Exactly as written, retype the listing below, omitting the pictures.

====================

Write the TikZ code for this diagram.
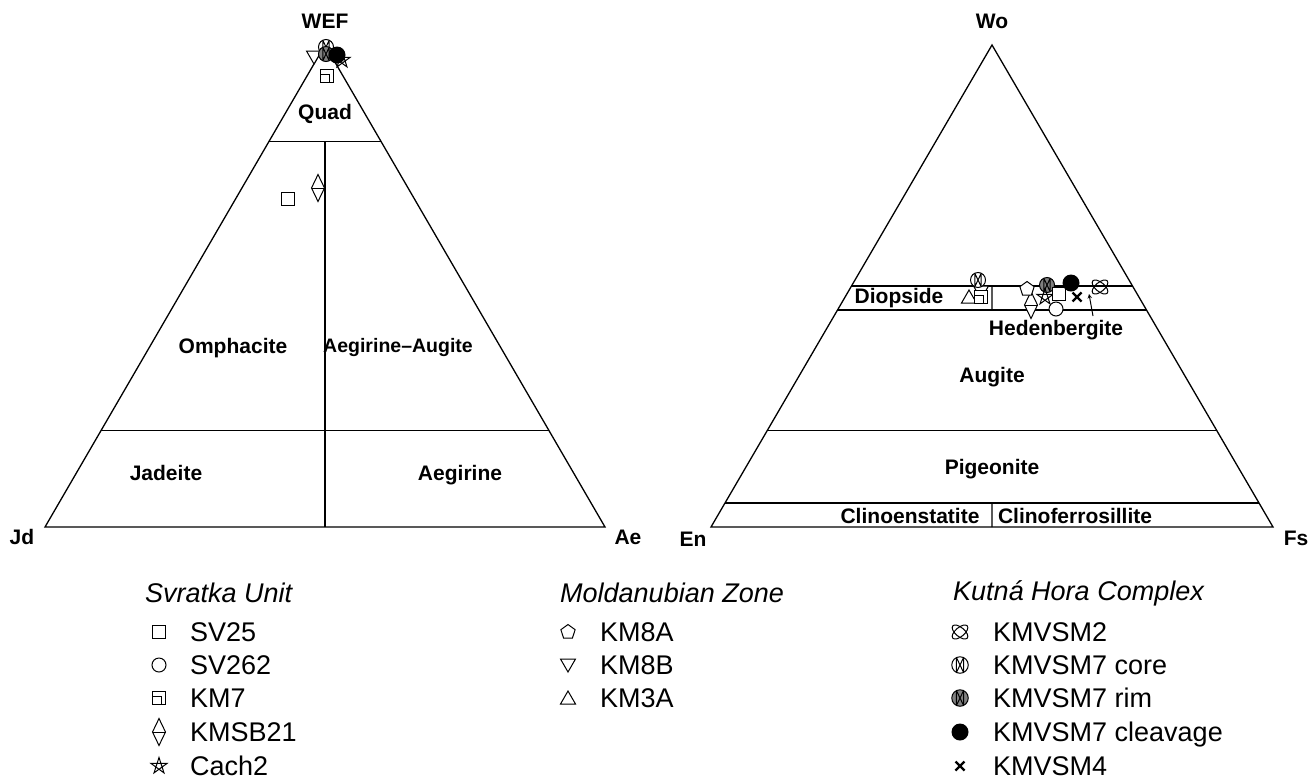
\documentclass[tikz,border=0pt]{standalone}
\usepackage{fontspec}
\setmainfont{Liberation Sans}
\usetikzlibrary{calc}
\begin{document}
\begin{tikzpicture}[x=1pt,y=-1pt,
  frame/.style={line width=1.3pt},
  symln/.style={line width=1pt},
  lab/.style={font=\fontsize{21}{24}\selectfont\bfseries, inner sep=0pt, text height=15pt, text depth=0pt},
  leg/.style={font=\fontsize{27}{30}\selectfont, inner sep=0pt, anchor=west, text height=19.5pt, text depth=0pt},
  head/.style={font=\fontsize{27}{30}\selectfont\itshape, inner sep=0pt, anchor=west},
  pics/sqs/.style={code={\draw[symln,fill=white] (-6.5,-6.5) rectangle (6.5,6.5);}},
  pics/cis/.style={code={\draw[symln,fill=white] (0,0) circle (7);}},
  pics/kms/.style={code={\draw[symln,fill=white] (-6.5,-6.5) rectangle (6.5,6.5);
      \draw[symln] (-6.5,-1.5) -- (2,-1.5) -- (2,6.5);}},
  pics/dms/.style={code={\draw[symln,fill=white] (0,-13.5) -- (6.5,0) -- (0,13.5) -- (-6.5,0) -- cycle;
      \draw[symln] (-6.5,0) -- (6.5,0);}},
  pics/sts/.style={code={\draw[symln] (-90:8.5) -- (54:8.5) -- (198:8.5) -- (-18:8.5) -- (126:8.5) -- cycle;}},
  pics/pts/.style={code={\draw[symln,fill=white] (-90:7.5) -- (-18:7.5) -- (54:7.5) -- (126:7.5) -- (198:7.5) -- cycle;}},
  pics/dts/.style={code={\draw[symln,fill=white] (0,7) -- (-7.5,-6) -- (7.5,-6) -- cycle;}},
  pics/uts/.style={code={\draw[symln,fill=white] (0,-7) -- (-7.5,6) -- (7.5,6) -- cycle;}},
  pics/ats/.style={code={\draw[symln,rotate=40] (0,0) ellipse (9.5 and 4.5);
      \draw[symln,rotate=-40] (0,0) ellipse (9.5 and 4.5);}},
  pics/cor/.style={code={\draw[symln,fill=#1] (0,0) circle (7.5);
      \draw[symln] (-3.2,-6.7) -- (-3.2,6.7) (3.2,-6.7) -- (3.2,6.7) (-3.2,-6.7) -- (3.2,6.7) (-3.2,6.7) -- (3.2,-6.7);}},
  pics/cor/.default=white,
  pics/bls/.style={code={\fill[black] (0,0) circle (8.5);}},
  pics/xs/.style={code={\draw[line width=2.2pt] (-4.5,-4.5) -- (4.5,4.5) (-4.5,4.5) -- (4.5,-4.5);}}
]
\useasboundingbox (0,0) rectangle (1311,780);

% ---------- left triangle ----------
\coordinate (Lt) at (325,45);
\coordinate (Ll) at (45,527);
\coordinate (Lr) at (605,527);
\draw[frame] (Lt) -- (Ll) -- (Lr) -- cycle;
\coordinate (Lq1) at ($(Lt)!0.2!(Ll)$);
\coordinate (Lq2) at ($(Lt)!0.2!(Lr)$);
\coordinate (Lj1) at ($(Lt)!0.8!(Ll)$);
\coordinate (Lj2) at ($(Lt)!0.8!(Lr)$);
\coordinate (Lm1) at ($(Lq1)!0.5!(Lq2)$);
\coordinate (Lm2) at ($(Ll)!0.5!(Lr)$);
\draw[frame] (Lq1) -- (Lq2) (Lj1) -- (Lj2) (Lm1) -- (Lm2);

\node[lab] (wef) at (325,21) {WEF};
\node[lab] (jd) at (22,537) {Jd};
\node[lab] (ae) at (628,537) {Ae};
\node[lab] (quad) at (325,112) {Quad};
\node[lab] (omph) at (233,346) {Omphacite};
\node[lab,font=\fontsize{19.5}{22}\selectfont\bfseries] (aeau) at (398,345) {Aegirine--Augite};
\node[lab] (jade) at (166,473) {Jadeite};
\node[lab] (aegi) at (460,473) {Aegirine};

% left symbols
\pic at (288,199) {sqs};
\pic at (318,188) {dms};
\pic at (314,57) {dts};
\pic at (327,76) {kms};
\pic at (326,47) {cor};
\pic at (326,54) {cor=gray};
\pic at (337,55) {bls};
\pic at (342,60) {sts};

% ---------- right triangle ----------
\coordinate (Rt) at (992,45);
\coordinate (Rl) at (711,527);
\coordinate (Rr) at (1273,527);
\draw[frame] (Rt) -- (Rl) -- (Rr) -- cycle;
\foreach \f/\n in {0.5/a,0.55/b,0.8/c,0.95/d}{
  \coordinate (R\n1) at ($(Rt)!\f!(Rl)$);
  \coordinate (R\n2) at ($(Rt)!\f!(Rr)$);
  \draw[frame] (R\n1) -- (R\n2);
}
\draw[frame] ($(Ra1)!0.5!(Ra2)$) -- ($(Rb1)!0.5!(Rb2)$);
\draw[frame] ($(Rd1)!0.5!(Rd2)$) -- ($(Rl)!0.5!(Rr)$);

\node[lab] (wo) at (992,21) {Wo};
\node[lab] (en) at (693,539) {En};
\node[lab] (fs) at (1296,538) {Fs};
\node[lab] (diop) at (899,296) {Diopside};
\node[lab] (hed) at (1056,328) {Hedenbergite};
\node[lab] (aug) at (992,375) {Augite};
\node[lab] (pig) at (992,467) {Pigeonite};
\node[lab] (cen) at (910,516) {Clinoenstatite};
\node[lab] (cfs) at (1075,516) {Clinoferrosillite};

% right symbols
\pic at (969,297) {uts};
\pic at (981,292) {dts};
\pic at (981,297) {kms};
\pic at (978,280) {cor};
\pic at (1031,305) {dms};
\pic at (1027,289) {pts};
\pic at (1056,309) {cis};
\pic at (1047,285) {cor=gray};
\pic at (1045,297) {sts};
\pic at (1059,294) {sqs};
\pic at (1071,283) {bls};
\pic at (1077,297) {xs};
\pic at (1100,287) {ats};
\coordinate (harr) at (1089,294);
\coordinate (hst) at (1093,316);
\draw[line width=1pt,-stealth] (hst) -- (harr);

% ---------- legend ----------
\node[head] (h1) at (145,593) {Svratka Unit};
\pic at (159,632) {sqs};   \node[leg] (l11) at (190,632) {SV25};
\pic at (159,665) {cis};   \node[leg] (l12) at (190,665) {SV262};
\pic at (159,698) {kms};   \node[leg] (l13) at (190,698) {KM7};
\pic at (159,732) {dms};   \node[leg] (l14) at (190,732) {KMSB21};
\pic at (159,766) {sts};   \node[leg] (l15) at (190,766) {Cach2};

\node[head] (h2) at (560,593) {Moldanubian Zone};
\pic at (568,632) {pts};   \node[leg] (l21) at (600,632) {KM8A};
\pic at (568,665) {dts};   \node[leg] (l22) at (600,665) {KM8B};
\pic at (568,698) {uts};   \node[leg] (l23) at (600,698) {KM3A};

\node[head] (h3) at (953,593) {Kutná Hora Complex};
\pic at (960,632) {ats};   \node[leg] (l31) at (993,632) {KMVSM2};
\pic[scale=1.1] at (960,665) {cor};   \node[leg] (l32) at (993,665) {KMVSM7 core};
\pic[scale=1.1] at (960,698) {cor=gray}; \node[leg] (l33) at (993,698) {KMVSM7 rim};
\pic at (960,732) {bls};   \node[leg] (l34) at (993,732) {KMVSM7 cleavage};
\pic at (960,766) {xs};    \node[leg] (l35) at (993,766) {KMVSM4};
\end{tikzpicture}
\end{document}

====================

## Written reply
Write the TikZ code for this diagram.
\documentclass[tikz,border=0pt]{standalone}
\usepackage{fontspec}
\setmainfont{Liberation Sans}
\usetikzlibrary{calc}
\begin{document}
\begin{tikzpicture}[x=1pt,y=-1pt,
  frame/.style={line width=1.3pt},
  symln/.style={line width=1pt},
  lab/.style={font=\fontsize{21}{24}\selectfont\bfseries, inner sep=0pt, text height=15pt, text depth=0pt},
  leg/.style={font=\fontsize{27}{30}\selectfont, inner sep=0pt, anchor=west, text height=19.5pt, text depth=0pt},
  head/.style={font=\fontsize{27}{30}\selectfont\itshape, inner sep=0pt, anchor=west},
  pics/sqs/.style={code={\draw[symln,fill=white] (-6.5,-6.5) rectangle (6.5,6.5);}},
  pics/cis/.style={code={\draw[symln,fill=white] (0,0) circle (7);}},
  pics/kms/.style={code={\draw[symln,fill=white] (-6.5,-6.5) rectangle (6.5,6.5);
      \draw[symln] (-6.5,-1.5) -- (2,-1.5) -- (2,6.5);}},
  pics/dms/.style={code={\draw[symln,fill=white] (0,-13.5) -- (6.5,0) -- (0,13.5) -- (-6.5,0) -- cycle;
      \draw[symln] (-6.5,0) -- (6.5,0);}},
  pics/sts/.style={code={\draw[symln] (-90:8.5) -- (54:8.5) -- (198:8.5) -- (-18:8.5) -- (126:8.5) -- cycle;}},
  pics/pts/.style={code={\draw[symln,fill=white] (-90:7.5) -- (-18:7.5) -- (54:7.5) -- (126:7.5) -- (198:7.5) -- cycle;}},
  pics/dts/.style={code={\draw[symln,fill=white] (0,7) -- (-7.5,-6) -- (7.5,-6) -- cycle;}},
  pics/uts/.style={code={\draw[symln,fill=white] (0,-7) -- (-7.5,6) -- (7.5,6) -- cycle;}},
  pics/ats/.style={code={\draw[symln,rotate=40] (0,0) ellipse (9.5 and 4.5);
      \draw[symln,rotate=-40] (0,0) ellipse (9.5 and 4.5);}},
  pics/cor/.style={code={\draw[symln,fill=#1] (0,0) circle (7.5);
      \draw[symln] (-3.2,-6.7) -- (-3.2,6.7) (3.2,-6.7) -- (3.2,6.7) (-3.2,-6.7) -- (3.2,6.7) (-3.2,6.7) -- (3.2,-6.7);}},
  pics/cor/.default=white,
  pics/bls/.style={code={\fill[black] (0,0) circle (8.5);}},
  pics/xs/.style={code={\draw[line width=2.2pt] (-4.5,-4.5) -- (4.5,4.5) (-4.5,4.5) -- (4.5,-4.5);}}
]
\useasboundingbox (0,0) rectangle (1311,780);

% ---------- left triangle ----------
\coordinate (Lt) at (325,45);
\coordinate (Ll) at (45,527);
\coordinate (Lr) at (605,527);
\draw[frame] (Lt) -- (Ll) -- (Lr) -- cycle;
\coordinate (Lq1) at ($(Lt)!0.2!(Ll)$);
\coordinate (Lq2) at ($(Lt)!0.2!(Lr)$);
\coordinate (Lj1) at ($(Lt)!0.8!(Ll)$);
\coordinate (Lj2) at ($(Lt)!0.8!(Lr)$);
\coordinate (Lm1) at ($(Lq1)!0.5!(Lq2)$);
\coordinate (Lm2) at ($(Ll)!0.5!(Lr)$);
\draw[frame] (Lq1) -- (Lq2) (Lj1) -- (Lj2) (Lm1) -- (Lm2);

\node[lab] (wef) at (325,21) {WEF};
\node[lab] (jd) at (22,537) {Jd};
\node[lab] (ae) at (628,537) {Ae};
\node[lab] (quad) at (325,112) {Quad};
\node[lab] (omph) at (233,346) {Omphacite};
\node[lab,font=\fontsize{19.5}{22}\selectfont\bfseries] (aeau) at (398,345) {Aegirine--Augite};
\node[lab] (jade) at (166,473) {Jadeite};
\node[lab] (aegi) at (460,473) {Aegirine};

% left symbols
\pic at (288,199) {sqs};
\pic at (318,188) {dms};
\pic at (314,57) {dts};
\pic at (327,76) {kms};
\pic at (326,47) {cor};
\pic at (326,54) {cor=gray};
\pic at (337,55) {bls};
\pic at (342,60) {sts};

% ---------- right triangle ----------
\coordinate (Rt) at (992,45);
\coordinate (Rl) at (711,527);
\coordinate (Rr) at (1273,527);
\draw[frame] (Rt) -- (Rl) -- (Rr) -- cycle;
\foreach \f/\n in {0.5/a,0.55/b,0.8/c,0.95/d}{
  \coordinate (R\n1) at ($(Rt)!\f!(Rl)$);
  \coordinate (R\n2) at ($(Rt)!\f!(Rr)$);
  \draw[frame] (R\n1) -- (R\n2);
}
\draw[frame] ($(Ra1)!0.5!(Ra2)$) -- ($(Rb1)!0.5!(Rb2)$);
\draw[frame] ($(Rd1)!0.5!(Rd2)$) -- ($(Rl)!0.5!(Rr)$);

\node[lab] (wo) at (992,21) {Wo};
\node[lab] (en) at (693,539) {En};
\node[lab] (fs) at (1296,538) {Fs};
\node[lab] (diop) at (899,296) {Diopside};
\node[lab] (hed) at (1056,328) {Hedenbergite};
\node[lab] (aug) at (992,375) {Augite};
\node[lab] (pig) at (992,467) {Pigeonite};
\node[lab] (cen) at (910,516) {Clinoenstatite};
\node[lab] (cfs) at (1075,516) {Clinoferrosillite};

% right symbols
\pic at (969,297) {uts};
\pic at (981,292) {dts};
\pic at (981,297) {kms};
\pic at (978,280) {cor};
\pic at (1031,305) {dms};
\pic at (1027,289) {pts};
\pic at (1056,309) {cis};
\pic at (1047,285) {cor=gray};
\pic at (1045,297) {sts};
\pic at (1059,294) {sqs};
\pic at (1071,283) {bls};
\pic at (1077,297) {xs};
\pic at (1100,287) {ats};
\coordinate (harr) at (1089,294);
\coordinate (hst) at (1093,316);
\draw[line width=1pt,-stealth] (hst) -- (harr);

% ---------- legend ----------
\node[head] (h1) at (145,593) {Svratka Unit};
\pic at (159,632) {sqs};   \node[leg] (l11) at (190,632) {SV25};
\pic at (159,665) {cis};   \node[leg] (l12) at (190,665) {SV262};
\pic at (159,698) {kms};   \node[leg] (l13) at (190,698) {KM7};
\pic at (159,732) {dms};   \node[leg] (l14) at (190,732) {KMSB21};
\pic at (159,766) {sts};   \node[leg] (l15) at (190,766) {Cach2};

\node[head] (h2) at (560,593) {Moldanubian Zone};
\pic at (568,632) {pts};   \node[leg] (l21) at (600,632) {KM8A};
\pic at (568,665) {dts};   \node[leg] (l22) at (600,665) {KM8B};
\pic at (568,698) {uts};   \node[leg] (l23) at (600,698) {KM3A};

\node[head] (h3) at (953,593) {Kutná Hora Complex};
\pic at (960,632) {ats};   \node[leg] (l31) at (993,632) {KMVSM2};
\pic[scale=1.1] at (960,665) {cor};   \node[leg] (l32) at (993,665) {KMVSM7 core};
\pic[scale=1.1] at (960,698) {cor=gray}; \node[leg] (l33) at (993,698) {KMVSM7 rim};
\pic at (960,732) {bls};   \node[leg] (l34) at (993,732) {KMVSM7 cleavage};
\pic at (960,766) {xs};    \node[leg] (l35) at (993,766) {KMVSM4};
\end{tikzpicture}
\end{document}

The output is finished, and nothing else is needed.